Research group detects a quantum entanglement wave for the first time using real-space measurements

Triplons are tricky little things. Experimentally, they're exceedingly difficult to observe. And even then, researchers usually conduct the tests on macroscopic materials, in which measurements are expressed as an average across the whole sample.

That's where designer quantum materials offer a unique advantage, says Academy Research Fellow Robert Drost, the first author of a paper published in Physical Review Letters. These designer quantum materials let researchers create phenomena not found in natural compounds, ultimately enabling the realization of exotic quantum excitations.

"These materials are very complex. They give you very exciting physics, but the most exotic ones are also challenging to find and study. So, we are trying a different approach here by building an artificial material using individual components," says Professor Peter Liljeroth, head of the Atomic Scale physics research group at Aalto University.

Quantum materials are governed by the interactions between electrons at the microscopic level. These electronic correlations lead to unusual phenomena like high-temperature superconductivity or complex magnetic states, and quantum correlations give rise to new electronic states.

In the case of two electrons, there are two entangled states known as singlet and triplet states. Supplying energy to the electron system can excite it from the singlet to the triplet state. In some cases, this excitation can propagate through a material in an entanglement wave known as a triplon. These excitations are not present in conventional magnetic materials, and measuring them has remained an open challenge in quantum materials.

The team's triplon experiments

In the new study, the team used small organic molecules to create an artificial quantum material with unusual magnetic properties. Each of the cobalt-phthalocyanine molecules used in the experiment contains two frontier electrons.

"Using very simple molecular building blocks, we are able to engineer and probe this complex quantum magnet in a way that has never been done before, revealing phenomena not found in its independent parts," Drost says. "While magnetic excitations in isolated atoms have long been observed using scanning tunneling spectroscopy, it has never been accomplished with propagating triplons."

"We use these molecules to bundle electrons together, we pack them into a tight space and force them to interact," continues Drost. "Looking into such a molecule from the outside, we will see the joint physics of both electrons. Because our fundamental building block now contains two electrons, rather than one, we see a very different kind of physics."

The team monitored magnetic excitations first in individual cobalt-phthalocyanine molecules and later in larger structures like molecular chains and islands. By starting with the very simple and working towards increasing complexity, the researchers hope to understand emergent behavior in quantum materials. In the present study, the team could demonstrate that the singlet-triplet excitations of their building blocks can traverse molecular networks as exotic magnetic quasiparticles known as triplons.

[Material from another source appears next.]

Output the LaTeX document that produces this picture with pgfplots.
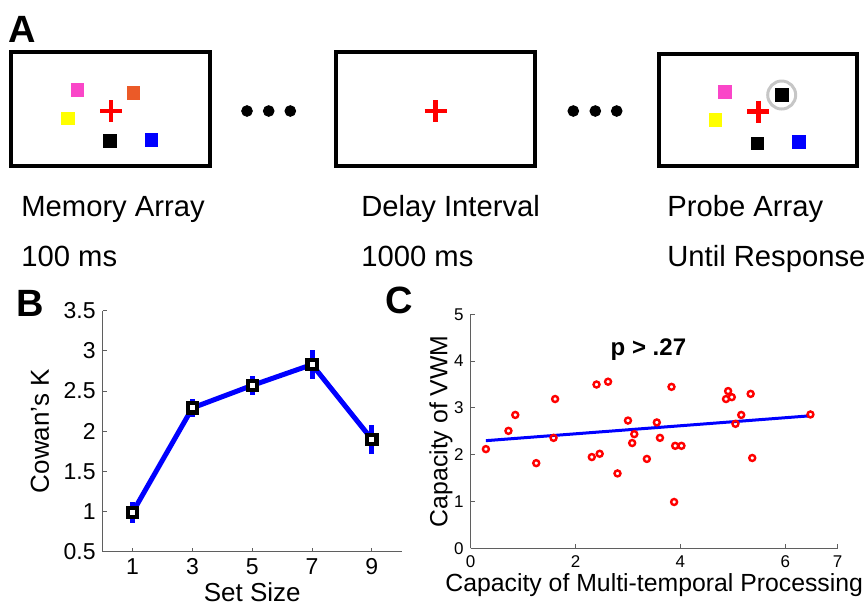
\documentclass[border=0pt]{standalone}
\usepackage{pgfplots}
\pgfplotsset{compat=1.18}
\usepackage{fontspec}
\setmainfont{Liberation Sans}

\definecolor{mblue}{RGB}{0,0,255}
\definecolor{mred}{RGB}{255,0,0}
\definecolor{axgray}{RGB}{95,95,95}
\definecolor{pinkA}{RGB}{250,70,200}
\definecolor{orangeA}{RGB}{235,90,40}
\definecolor{yellowA}{RGB}{255,255,0}

\pgfplotsset{
  mat/.style={
    scale only axis,
    axis lines=left,
    axis line style={-, draw=axgray, line width=0.6pt},
    tick align=inside,
    major tick length=2pt,
    tick style={draw=axgray, line width=0.5pt},
    /pgf/number format/assume math mode=true,
    clip=false,
  },
}

% set size, K, sem
\pgfplotstableread{
x y e
1 0.99 0.13
3 2.29 0.11
5 2.57 0.12
7 2.83 0.18
9 1.90 0.18
}\cowan

% multi-temporal capacity vs VWM capacity
\pgfplotstableread{
x y
0.29 2.12
0.72 2.51
0.85 2.85
1.25 1.82
1.58 2.36
1.61 3.19
2.31 1.95
2.40 3.50
2.46 2.02
2.62 3.56
2.80 1.60
3.00 2.73
3.08 2.25
3.12 2.44
3.36 1.91
3.55 2.69
3.61 2.36
3.83 3.45
3.88 0.99
3.90 2.19
4.02 2.19
4.87 3.19
4.91 3.36
4.98 3.23
5.05 2.66
5.16 2.85
5.34 3.30
5.37 1.93
6.48 2.86
}\scatterdata

\begin{document}
\begin{tikzpicture}
\useasboundingbox (0pt,0pt) rectangle (433pt,-303pt);

% panel A (schematic) in pixel coordinates
\begin{axis}[at={(0pt,0pt)}, anchor=north west, scale only axis,
  width=433pt, height=303pt, xmin=0, xmax=866, ymin=0, ymax=606,
  y dir=reverse, hide axis, clip=false]
  \draw[line width=2.1pt] (axis cs:10.7,52) rectangle (axis cs:210,166);
  \draw[line width=2.1pt] (axis cs:336,52) rectangle (axis cs:535,166);
  \draw[line width=2.1pt] (axis cs:658.7,53.7) rectangle (axis cs:857.3,166);
  \addplot[only marks, mark=o, mark size=7pt, gray!45, line width=1.5pt] coordinates {(781.7,95)};
  \addplot[only marks, mark=square*, mark size=3.2pt, pinkA] coordinates {(77.3,90) (725,92)};
  \addplot[only marks, mark=square*, mark size=3.2pt, orangeA] coordinates {(133.3,93)};
  \addplot[only marks, mark=square*, mark size=3.2pt, yellowA] coordinates {(67.7,118.3) (715.3,120)};
  \addplot[only marks, mark=square*, mark size=3.2pt, black] coordinates {(109.7,141) (781.7,95) (757.3,143.3)};
  \addplot[only marks, mark=square*, mark size=3.2pt, mblue] coordinates {(151.3,140) (799,142)};
  \addplot[only marks, mark=+, mark size=5.5pt, mred, line width=2.3pt] coordinates {(111,111) (435.5,111) (758.3,111.7)};
  \addplot[only marks, mark=*, mark size=2.7pt, black] coordinates {(247,111) (268.7,111) (290.3,111) (573.3,111) (595.3,111) (616.7,111)};
  \begin{scope}[every node/.style={anchor=base west, inner sep=0pt, font=\fontsize{14.6}{16}\selectfont}]
    \node at (axis cs:21,216) {Memory Array};
    \node at (axis cs:21,266) {100 ms};
    \node at (axis cs:361,216) {Delay Interval};
    \node at (axis cs:361,266) {1000 ms};
    \node at (axis cs:667,216) {Probe Array};
    \node at (axis cs:667,266) {Until Response};
  \end{scope}
  \begin{scope}[every node/.style={anchor=base west, inner sep=0pt, font=\bfseries\fontsize{19}{20}\selectfont}]
    \node at (axis cs:8,42) {A};
    \node at (axis cs:16,316) {B};
    \node at (axis cs:385,313) {C};
  \end{scope}
\end{axis}

% panel B
\begin{axis}[mat, at={(51.35pt,-275.85pt)}, anchor=south west,
  width=149.5pt, height=120.5pt,
  xmin=0, xmax=10, ymin=0.5, ymax=3.5,
  xtick={1,3,5,7,9}, ytick={0.5,1,1.5,2,2.5,3,3.5},
  ticklabel style={font=\fontsize{11.5}{13}\selectfont},
  label style={font=\fontsize{13}{15}\selectfont},
  xlabel={Set Size}, ylabel={Cowan’s K},
  xlabel style={at={(axis description cs:0.5,-0.17)}, anchor=center},
  ylabel style={at={(axis description cs:-0.21,0.5)}, anchor=center},
]
  \addplot[mblue, line width=2.5pt, mark=square*, mark size=2.3pt,
    mark options={draw=black, fill=white, line width=2.1pt},
    error bars/.cd, y dir=both, y explicit, error mark=none,
    error bar style={line width=2.5pt, mblue}]
    table[x=x, y=y, y error=e] {\cowan};
\end{axis}

% panel C
\begin{axis}[mat, at={(235.35pt,-274.15pt)}, anchor=south west,
  width=183.5pt, height=117pt,
  xmin=0, xmax=7, ymin=0, ymax=5,
  xtick={0,2,4,6,7}, ytick={0,1,2,3,4,5},
  ticklabel style={font=\fontsize{8.5}{10}\selectfont},
  label style={font=\fontsize{12.4}{14}\selectfont},
  xlabel={Capacity of Multi-temporal Processing}, ylabel={Capacity of VWM},
  xlabel style={at={(axis description cs:0.5,-0.157)}, anchor=center},
  ylabel style={at={(axis description cs:-0.081,0.5)}, anchor=center},
]
  \addplot[mblue, line width=1.5pt] coordinates {(0.29,2.30) (6.46,2.83)};
  \addplot[only marks, mark=o, mark size=1.5pt, mred, line width=1.2pt]
    table[x=x, y=y] {\scatterdata};
  \node[font=\bfseries\fontsize{12}{14}\selectfont] at (axis cs:3.39,4.24) {p > .27};
\end{axis}
\end{tikzpicture}
\end{document}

"We show that we can create an exotic quantum magnetic excitation in an artificial material. This strategy shows that we can rationally design material platforms that open up new possibilities in quantum technologies," says Assistant Professor Jose Lado, one of the study's co-authors, who heads the Correlated Quantum Materials research group at Aalto University.

The team plans to extend their approach towards more complex building blocks to design other exotic magnetic excitations and ordering in quantum materials. Rational design from simple ingredients will not only help understand the complex physics of correlated electron systems but also establish new platforms for designer quantum materials.